Originally worn in the 40s and 50s in the US military, and continued in black and hispanic barbershops, the fade really got elevated into "popular culture" in the 90s with people like Will Smith in the Fresh Prince of Bel Air.
The fade haircut would have previously been seen as an edgier hairstyle that may not have been accepted in the workplace, but with the resurgence of the fade in the last few years has come a great acceptance for rocking these sort of styles.
And with that it wasn't until the last few years the fade haircut has taken a huge leap into all hair types with more and more gents looking to rock it combined with almost any hairstyle imaginable.
Tapers, skin fades, low, medium & high fades are all types of fade haircut and it's easy to get confused by what they are and how to ask for them.
So here's our guide to what a fade haircut is and all you need to know about them.
Haircut by @tuckercuts
A fade essentially means a transition of lengths and colour on the back & sides of the hair. This means that the hair is not all buzzed to one length and has some sort of variation of lengths blended in together.
A fade can essentially be split up into 4 key categories based on how high the fade goes up the head.
We've seen a lot of definitions of taper vs fade, but the way we see most barbers describe a taper is when it's a fade around the neckline or sideburns. This should be a small subtle fade that is the lowest and least harsh of all of the fade types. It is often worn to fade out a beard into the hairline or with longer hair on the sides to add something different!
Haircuts by Top left: @nickbarford Top right: @drewrys_ Bottom left: @nickbarford Bottom right: @nickbarford
Next up in terms of height on the side of the head is the low fade. Let's use a skin fade haircut as an example - if you went down to skin, then the skin would be kept very low and the fade into longer length would start around a third of the way up your head. This is great for those gents that don't want a harsh haircut, but who still want to add some transition to the back & sides.
Haircuts by Top left: @jakelansley_jbs Top right: @nickbarford Bottom left: @tuckercuts Bottom right: @zeke_the_barber
As with all of these it's pretty self explanatory. The fade will start around half way up the head and somewhere between a third to two thirds of the side of the head. This will often be just above eyebrow height and can frame the eyes nicely. It's also around the maximum height you want to go if you have a longer head, as a high fade can make the head appear even longer.

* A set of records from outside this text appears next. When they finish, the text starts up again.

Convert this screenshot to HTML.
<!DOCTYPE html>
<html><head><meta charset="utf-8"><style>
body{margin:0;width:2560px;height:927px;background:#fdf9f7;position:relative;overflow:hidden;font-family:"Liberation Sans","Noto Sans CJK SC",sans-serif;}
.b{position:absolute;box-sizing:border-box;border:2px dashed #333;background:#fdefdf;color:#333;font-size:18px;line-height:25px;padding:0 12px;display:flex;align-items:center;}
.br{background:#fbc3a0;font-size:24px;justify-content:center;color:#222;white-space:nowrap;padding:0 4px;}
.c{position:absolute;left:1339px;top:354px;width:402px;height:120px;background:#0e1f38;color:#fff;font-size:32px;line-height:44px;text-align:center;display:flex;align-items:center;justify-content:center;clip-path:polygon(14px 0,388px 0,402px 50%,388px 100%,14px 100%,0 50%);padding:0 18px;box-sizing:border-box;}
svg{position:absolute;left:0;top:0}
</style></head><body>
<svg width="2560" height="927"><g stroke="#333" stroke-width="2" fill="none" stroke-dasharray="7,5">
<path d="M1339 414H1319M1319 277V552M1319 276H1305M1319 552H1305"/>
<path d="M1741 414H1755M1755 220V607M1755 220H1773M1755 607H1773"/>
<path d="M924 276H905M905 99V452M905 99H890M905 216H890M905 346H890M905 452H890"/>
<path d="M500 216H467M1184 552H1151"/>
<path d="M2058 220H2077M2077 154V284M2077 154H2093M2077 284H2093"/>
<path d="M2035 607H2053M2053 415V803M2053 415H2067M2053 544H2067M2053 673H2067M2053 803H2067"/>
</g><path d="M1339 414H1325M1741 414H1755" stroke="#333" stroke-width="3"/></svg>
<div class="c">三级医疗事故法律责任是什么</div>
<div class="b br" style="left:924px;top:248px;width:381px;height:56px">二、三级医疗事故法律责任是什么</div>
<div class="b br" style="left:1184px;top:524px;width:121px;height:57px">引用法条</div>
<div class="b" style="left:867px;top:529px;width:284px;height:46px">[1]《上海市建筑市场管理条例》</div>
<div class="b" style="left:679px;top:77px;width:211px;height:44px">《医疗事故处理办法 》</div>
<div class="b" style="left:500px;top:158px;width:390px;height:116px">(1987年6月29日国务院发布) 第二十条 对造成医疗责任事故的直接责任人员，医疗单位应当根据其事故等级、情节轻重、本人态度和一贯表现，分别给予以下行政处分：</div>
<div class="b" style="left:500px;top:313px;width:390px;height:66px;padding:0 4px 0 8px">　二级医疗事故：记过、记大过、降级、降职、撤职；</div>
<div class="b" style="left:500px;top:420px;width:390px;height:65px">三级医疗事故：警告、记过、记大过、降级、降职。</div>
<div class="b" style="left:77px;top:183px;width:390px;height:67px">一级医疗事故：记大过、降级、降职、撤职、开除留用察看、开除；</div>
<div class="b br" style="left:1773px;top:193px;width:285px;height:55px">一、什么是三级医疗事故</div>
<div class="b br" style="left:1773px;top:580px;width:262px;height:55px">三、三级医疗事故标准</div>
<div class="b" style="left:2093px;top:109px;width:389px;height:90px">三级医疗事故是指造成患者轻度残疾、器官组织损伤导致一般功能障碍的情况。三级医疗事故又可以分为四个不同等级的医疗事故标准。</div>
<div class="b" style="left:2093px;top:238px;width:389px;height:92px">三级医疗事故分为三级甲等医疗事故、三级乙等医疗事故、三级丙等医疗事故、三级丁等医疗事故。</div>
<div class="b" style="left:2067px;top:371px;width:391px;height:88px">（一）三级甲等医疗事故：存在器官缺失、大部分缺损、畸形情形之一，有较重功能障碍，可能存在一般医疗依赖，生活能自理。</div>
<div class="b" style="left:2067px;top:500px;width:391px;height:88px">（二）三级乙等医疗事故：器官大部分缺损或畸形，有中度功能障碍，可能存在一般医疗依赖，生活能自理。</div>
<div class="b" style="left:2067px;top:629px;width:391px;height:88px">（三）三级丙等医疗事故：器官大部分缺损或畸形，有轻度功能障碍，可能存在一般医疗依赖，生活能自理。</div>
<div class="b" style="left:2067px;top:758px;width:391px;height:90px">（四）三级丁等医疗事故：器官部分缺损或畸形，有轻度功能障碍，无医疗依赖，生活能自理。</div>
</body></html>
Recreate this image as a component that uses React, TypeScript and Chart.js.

Haircuts by Top left: @anthonythebarber916 Top right: @nickbarford Bottom left: @zeke_the_barber Bottom right: @patty_cuts
You guessed it, the highest of all of the fades! The high fade will start anywhere in the final third or so of the head and is the harshest of the four fades. When worn high and tight the high fade can almost reach the crown before transitioning into longer lengths, which makes it a lot more harsh.
Haircuts by Top left: @hayden_cassidy Top right: @nickbarford Bottom left: @nomadbarberldn Bottom right: @hayden_cassidy
When talking about the fade, the skin fade haircut is often mentioned. A skin fade once again does what it says on the tin. It means that the side of the hair is taken down to the skin to bald. A skin fade haircut though can still be split up into the four categories above, so it's up to you and your barber whether you go for a low, mid or high skin fade.
Haircut by @patty_cuts
No. As we mentioned, a fade is just transitioning from one hair length to another so it does not mean that you have to go down to skin to have a fade. A lot of people won't want to go down to a 0 so you can still ask for any guard length fade. The skin fade is the most defined fade however as it's very clear to see hair going from bald to say a 0.5 into a 2 at the top of the sides. Whereas when you start at a number 2 and work into a 3 it may not be as clear and obvious, depending on the colour and thickness of your hair.